Wie betaalt de factuur van Spartacus?

Dankzij een oude Romeinse gladiator zullen de Limburgers de eerste Vlamingen zijn die met een lightrail, zeg maar een sneltram, naar Brussel en Antwerpen sporen. Tussen 2010 en 2014 moet het Spartacus-plan de mobiliteit in de provincie de hoogte in jagen. Dat kondigden Vlaams mobiliteitsminister Kathleen Van Brempt (SP.A) en gedelegeerd bestuurder Ingrid Lieten van De Lijn vorige week met de nodige bombarie aan.

Het prijskaartje? Minimaal 136 miljoen euro voor infrastructuurwerken, plus 8,75 miljoen extra aan exploitatiekosten per jaar. Al was nog niet duidelijk waar dat geld vandaan moest komen. Een deel – in schijven – van de Vlaamse regering, een deel van publiek-private samenwerking, en het geheel gehuld in vaagheid. Met de NMBS – die nochtans mee moet stappen in het verhaal – was nog niet overlegd.

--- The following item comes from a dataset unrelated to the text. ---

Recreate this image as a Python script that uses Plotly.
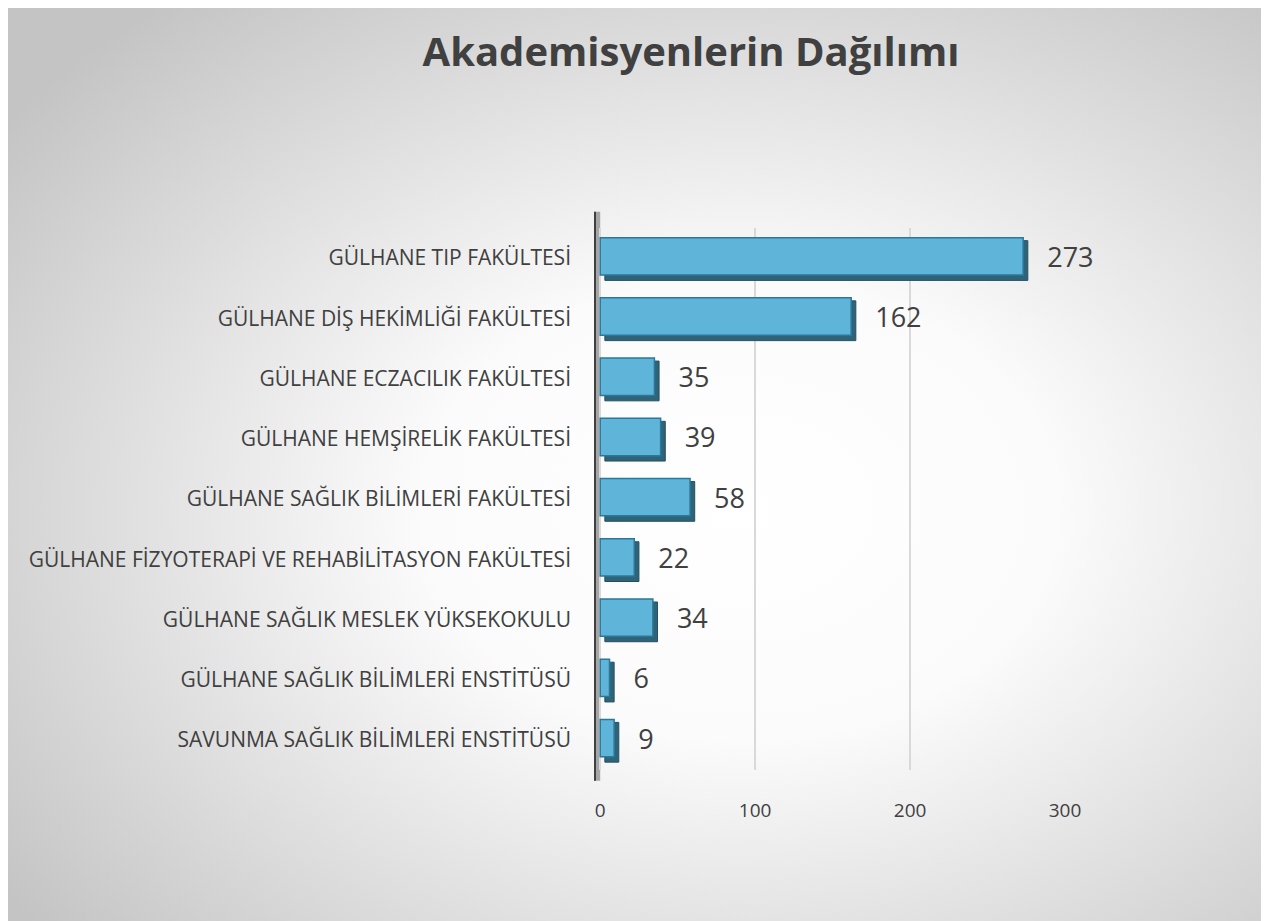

Omdat één mooi plan de lente niet maakt, moeten op termijn alle provincies het voorbeeld van Spartacus volgen. De slavenleider wilde de levensomstandigheden van zijn medestrijders verbeteren en 2000 jaar later wil zijn mobiliteitsvariant dat ook. Spartacus is de pendant van Pegasus, het mythologische gevleugelde paard dat tegen 2025, dankzij 1,1 miljard euro aan investeringen en 114 miljoen euro aan jaarlijkse exploitatiekosten, 80 miljoen reizigers extra wil lokken in de Vlaamse ruit Brussel-Antwerpen-Gent-Leuven.

De grote vraag is: wie betaalt de rekening? Want van ticketverkoop alleen kan de Vlaamse Vervoersmaatschappij niet overleven. De kostendekkingsgraad van De Lijn – de verhouding tussen eigen inkomsten en de totale uitgaven – is gekelderd, van 31,5 % in 1999 naar 19,4 % in 2003. Want, zo vindt Ingrid Lieten, in een overheidsbedrijf moet de strategie worden bepaald door de regering en het management moet die alleen zo goed mogelijk uitvoeren. En de overheid moet het nodige geld dan maar bijpassen.

Het was niet de houding die Karel Vinck erop nahield bij de NMBS. De ontslagnemende spoorbaas streefde ernaar om de kostendekkingsgraad op te trekken van 30 % naar 50 %. Want de kalender voor de vrijmaking van het spoor ligt vast en is al begonnen. Dat die er nog niet is voor het busvervoer, is meer een kwestie van tijd dan van principe. In een geliberaliseerde markt zijn financiële slagkracht en onafhankelijkheid van de politiek belangrijke wapens om tenders te kunnen winnen. Het zijn zaken waarop De Lijn zich voorlopig niet wil of mag voorbereiden.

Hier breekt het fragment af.